I found out yesterday that my time as a Miss Bee may be drastically shortened.
My FI has had his master's for a year now and can't find a job as a teacher at a high school or college because of the economy, teacher layoffs, etc. He heard from a friend of his that Louisiana is hiring people with master's degrees and paying them a good deal of money (and allowing them to teach the way they want to teach...this is good for my maverick of a FI, haha!). It sounds like a really good opportunity.
So he talked to me about it and we decided to go for it. The kicker is...I want to be married to him before we go. The thing is, instead of our peaceful planning for a wedding next March, we'd have to bump the date up to August, or even late July. ACK! We have the money for it, that's not the issue- it's the timing.
So I have two options.
Option #1- Move everything up and have our grand wedding in August. There are two serious problems with this idea though...first, that my side of the family lives across the country and the wedding will be in Orlando (because ALL of his family lives there and his family is much bigger than mine), so that would severely limit the amount of time my side of the family has to save for plane tickets, hotels, etc. Second, we wouldn't even know if he got the job until around June or even early July, so that is DEFINITELY not enough time for us to plan the kind of wedding we want, not to mention send out invites and give people time to plan.
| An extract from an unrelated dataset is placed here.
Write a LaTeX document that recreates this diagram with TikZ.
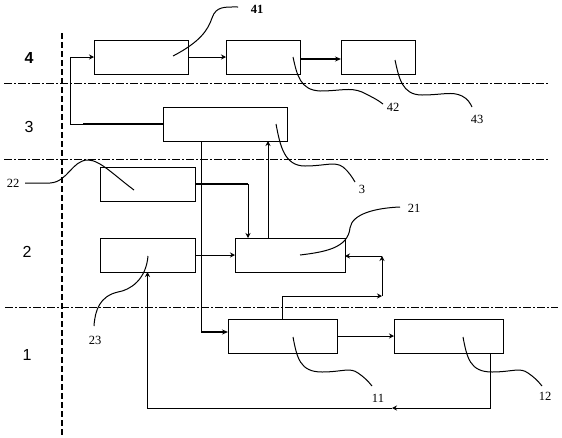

Option #2- Have a quiet wedding with our immediate families in August. It would be very informal and we'd just have a nice dinner afterwards. I do desperately want a "real" wedding like we've been planning, though.
Here's my etiquette-related question. If I go for option #2, can I still have a wedding and reception in March? I don't just want a reception...I want to have a wedding with the lovely dress, the walk down the aisle, and for my sisters and cousin to be my bridesmaids- I want to get married in front of ALL of our family and make those promises to my FI. Could I possibly send out some kind of Save-the-Date that says that we got married, but we'd like to make those vows in front of everyone in March?
I'm just not sure how to word that exactly. I don't want it to be graceless or offensive! I just need a bit of hive help on how to tackle this issue.